Less than five months ago, Branden’s father, John Freidkes, managed to escape harm at the Las Vegas, Nevada, mass shooting that killed more than 50 people.

Despite the shared experience of survival, the elder Freidkes still doesn’t know what to say to his son, a student at Marjory Stoneman Douglas High School.

“My parents never had to talk to me about situations like this,” Freidkes told WRAL TV on Monday. “You get up every morning and you’re afraid to turn on the news.”

Freidkes was around the area of the Route 91 Harvest music festival in Las Vegas on Oct. 1 when he saw a crowd of people running towards him yelling “there’s a shooter, there’s a shooter!’”

He managed to escape the shooting by hailing a taxi cab and driving away.

Braden’s favorite teacher, Scott Beigel, was one of the 17 people killed in the massacre. Beigel attempted to provide refuge for a student from the shooting, but the gunman shot him through the classroom doorway before he could lock the door.

A week later, Braden feels he let his teacher down.

“What really hurt me is that I passed every test, but the last one I did bad on and that’s how it ended for me,” he told CNN. “I was super sad to kind of let him down on that.”
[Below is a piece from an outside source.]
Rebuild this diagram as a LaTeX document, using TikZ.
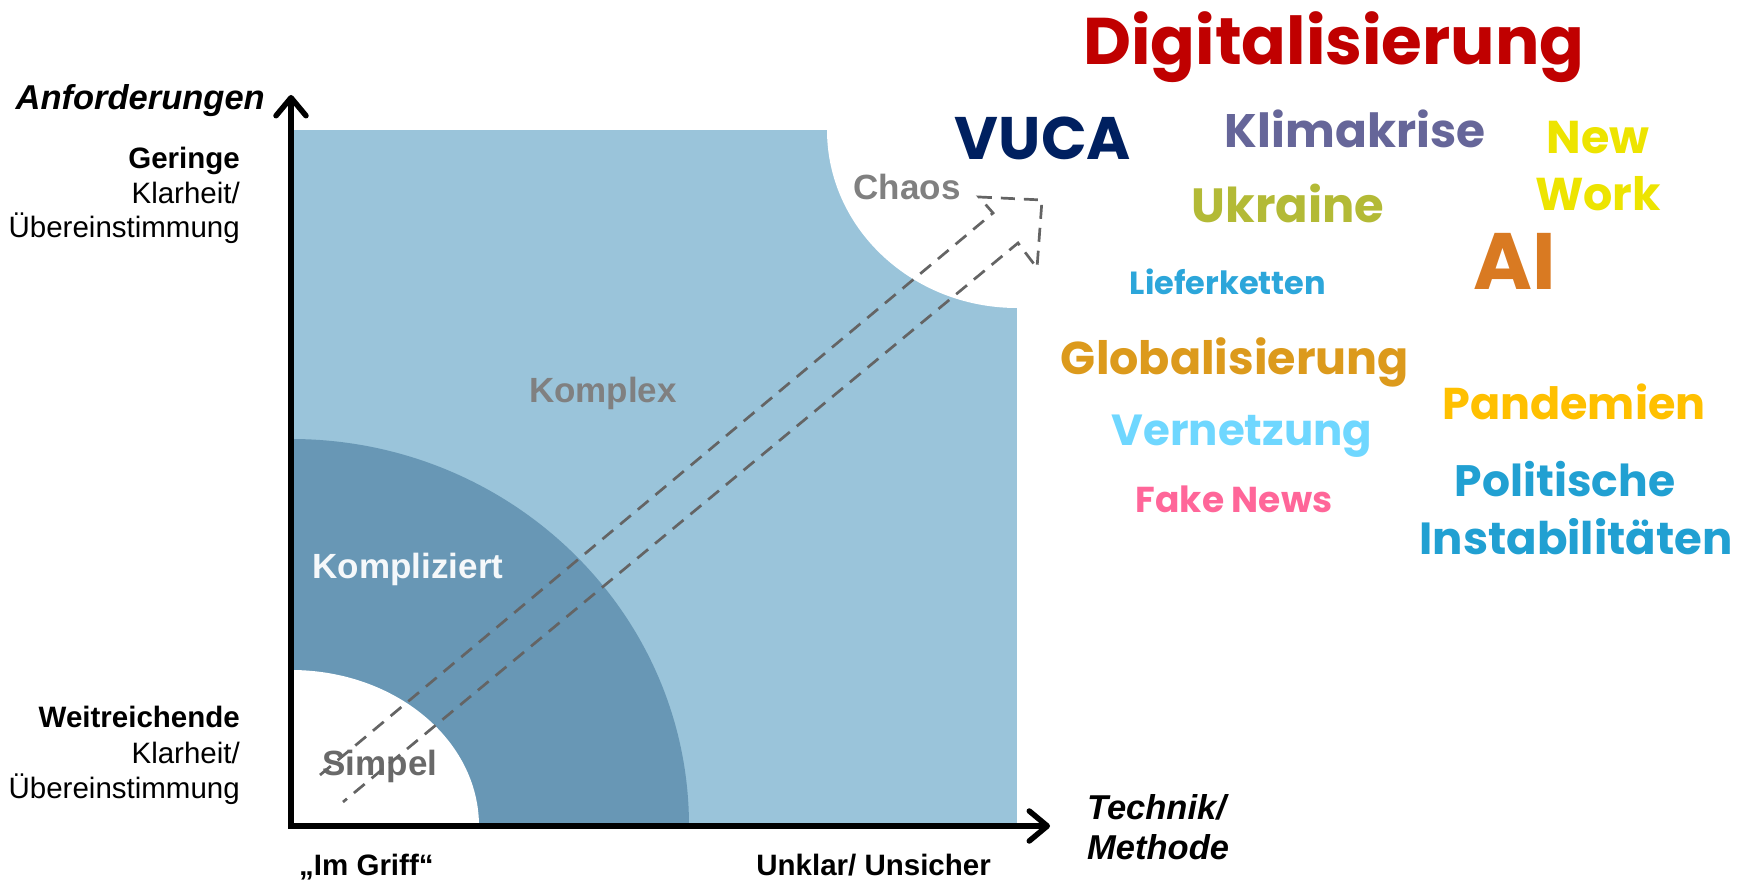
\documentclass[tikz,border=0pt]{standalone}
\usepackage{fontspec}
\setmainfont{Liberation Sans}
\newfontfamily\cloudfont{Poppins}
\usepackage{tikz}
\usetikzlibrary{arrows.meta}

\definecolor{komplexblue}{HTML}{9AC4DA}
\definecolor{kompliziertblue}{HTML}{6897B5}
\definecolor{labelgray}{HTML}{808080}
\definecolor{simpelgray}{HTML}{696969}
\definecolor{arrowgray}{HTML}{646464}
\definecolor{digired}{HTML}{C00000}
\definecolor{vucanavy}{HTML}{002060}
\definecolor{klimapurple}{HTML}{666699}
\definecolor{newyellow}{HTML}{EDE400}
\definecolor{ukraineolive}{HTML}{B3BA36}
\definecolor{lieferblue}{HTML}{2CA6DA}
\definecolor{aiorange}{HTML}{D97A22}
\definecolor{globgold}{HTML}{DC9A1C}
\definecolor{pandemyellow}{HTML}{FFC000}
\definecolor{vernetzcyan}{HTML}{6FD7FF}
\definecolor{fakepink}{HTML}{FF6699}
\definecolor{politblue}{HTML}{21A0D2}

\begin{document}
\begin{tikzpicture}[x=1pt,y=1pt,
    axis/.style={line width=5.5pt,{Straight Barb[length=18pt,width=30pt,round]}-{Straight Barb[length=18pt,width=30pt,round]}},
    hollowarrow/.style={draw=arrowgray,line width=2.7pt,dash pattern=on 14pt off 9pt},
    region/.style={inner sep=0pt,font=\fontsize{35}{35}\selectfont\bfseries},
    side/.style={inner sep=0pt,font=\fontsize{29.5}{29.5}\selectfont},
    sidebold/.style={inner sep=0pt,font=\fontsize{29.5}{29.5}\selectfont\bfseries},
    axislabel/.style={inner sep=0pt,font=\fontsize{34.5}{34.5}\selectfont\bfseries\itshape},
    cloud/.style={inner sep=0pt,anchor=base}]
    \useasboundingbox (0,0) rectangle (1752,881);

    \coordinate (O) at (291,55);
    \coordinate (tr) at (1017,751);
    \coordinate (ytip) at (291,786);
    \coordinate (xtip) at (1050,55);

    % Felder
    \fill[komplexblue] (O) rectangle (tr);
    \fill[white] (tr) -- ++(-190,0) arc[start angle=180,end angle=270,x radius=190,y radius=178] -- cycle;
    \fill[kompliziertblue] (O) -- ++(398,0) arc[start angle=0,end angle=90,x radius=398,y radius=387] -- cycle;
    \fill[white] (O) -- ++(188,0) arc[start angle=0,end angle=90,x radius=188,y radius=156] -- cycle;

    \node[region, text=labelgray, anchor=base] (chaos) at (907,681) {Chaos};
    \node[region, text=labelgray, anchor=base] (komplex) at (603,478) {Komplex};
    \node[region, text=white!93!kompliziertblue, anchor=base] (kompliziert) at (408,302) {Kompliziert};
    \node[region, text=simpelgray, anchor=base] (simpel) at (380,106) {Simpel};

    \draw[axis] (ytip) -- (O) -- (xtip);

    % Pfeil
    \coordinate (s1) at (320,106);
    \coordinate (h1) at (993,668);
    \coordinate (b1) at (979,684);
    \coordinate (tip) at (1042,681);
    \coordinate (b2) at (1037,613);
    \coordinate (h2) at (1018,638);
    \coordinate (s2) at (343,79);
    \draw[hollowarrow] (s1) -- (h1) -- (b1) -- (tip) -- (b2) -- (h2) -- (s2);

    % Achsen
    \node[axislabel, anchor=base east] (anf) at (265,771) {Anforderungen};
    \node[sidebold, anchor=base east] (geringe) at (240,712) {Geringe};
    \node[side, anchor=base east] (klar1) at (240,677) {Klarheit/};
    \node[side, anchor=base east] (ueber1) at (240,643) {Übereinstimmung};
    \node[sidebold, anchor=base east] (weit) at (240,154) {Weitreichende};
    \node[side, anchor=base east] (klar2) at (240,118) {Klarheit/};
    \node[side, anchor=base east] (ueber2) at (240,83) {Übereinstimmung};
    \node[sidebold, anchor=base west] (griff) at (299,6) {„Im Griff“};
    \node[sidebold, anchor=base east] (unklar) at (991,6) {Unklar/ Unsicher};
    \node[axislabel, anchor=base west] (technik) at (1087,62) {Technik/};
    \node[axislabel, anchor=base west] (methode) at (1087,22) {Methode};

    % Begriffe
    \node[cloud, text=digired, font=\cloudfont\bfseries\fontsize{66}{66}\selectfont] (digi) at (1334,816) {Digitalisierung};
    \node[cloud, text=vucanavy, font=\cloudfont\bfseries\fontsize{60}{60}\selectfont] (vuca) at (1043,721) {VUCA};
    \node[cloud, text=klimapurple, font=\cloudfont\bfseries\fontsize{47}{47}\selectfont] (klima) at (1355,733) {Klimakrise};
    \node[cloud, text=newyellow, font=\cloudfont\bfseries\fontsize{46}{46}\selectfont] (new) at (1598,727) {New};
    \node[cloud, text=newyellow, font=\cloudfont\bfseries\fontsize{46}{46}\selectfont] (work) at (1598,670) {Work};
    \node[cloud, text=ukraineolive, font=\cloudfont\bfseries\fontsize{48}{48}\selectfont] (ukraine) at (1288,658) {Ukraine};
    \node[cloud, text=lieferblue, font=\cloudfont\bfseries\fontsize{32}{32}\selectfont] (liefer) at (1228,586) {Lieferketten};
    \node[cloud, text=aiorange, font=\cloudfont\bfseries\fontsize{80}{80}\selectfont] (ai) at (1515,591) {AI};
    \node[cloud, text=globgold, font=\cloudfont\bfseries\fontsize{46}{46}\selectfont] (glob) at (1235,506) {Globalisierung};
    \node[cloud, text=pandemyellow, font=\cloudfont\bfseries\fontsize{44.5}{44.5}\selectfont] (pandem) at (1574,461) {Pandemien};
    \node[cloud, text=vernetzcyan, font=\cloudfont\bfseries\fontsize{43.5}{43.5}\selectfont] (vernetz) at (1242,435) {Vernetzung};
    \node[cloud, text=fakepink, font=\cloudfont\bfseries\fontsize{36}{36}\selectfont] (fake) at (1234,368) {Fake News};
    \node[cloud, text=politblue, font=\cloudfont\bfseries\fontsize{44}{44}\selectfont] (polit) at (1565,384) {Politische};
    \node[cloud, text=politblue, font=\cloudfont\bfseries\fontsize{45}{45}\selectfont] (instab) at (1576,326) {Instabilitäten};
\end{tikzpicture}
\end{document}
After last week’s tragedy, Freidkes thought twice about sending Braden back to school and considered homeschooling him instead.

Eventually, he decided against it.

“You can’t live in fear,” he told CNN.

Now, the Freidkes are among the many Floridians calling on politicians to put the needs of the community first and make sure that shootings like the ones they experience never happen again.

“It’s got to stop. There’s got to be a way,” Freidkes said. “Our political leaders that we vote for work for us, not for lobbyists, and they need to remember that.”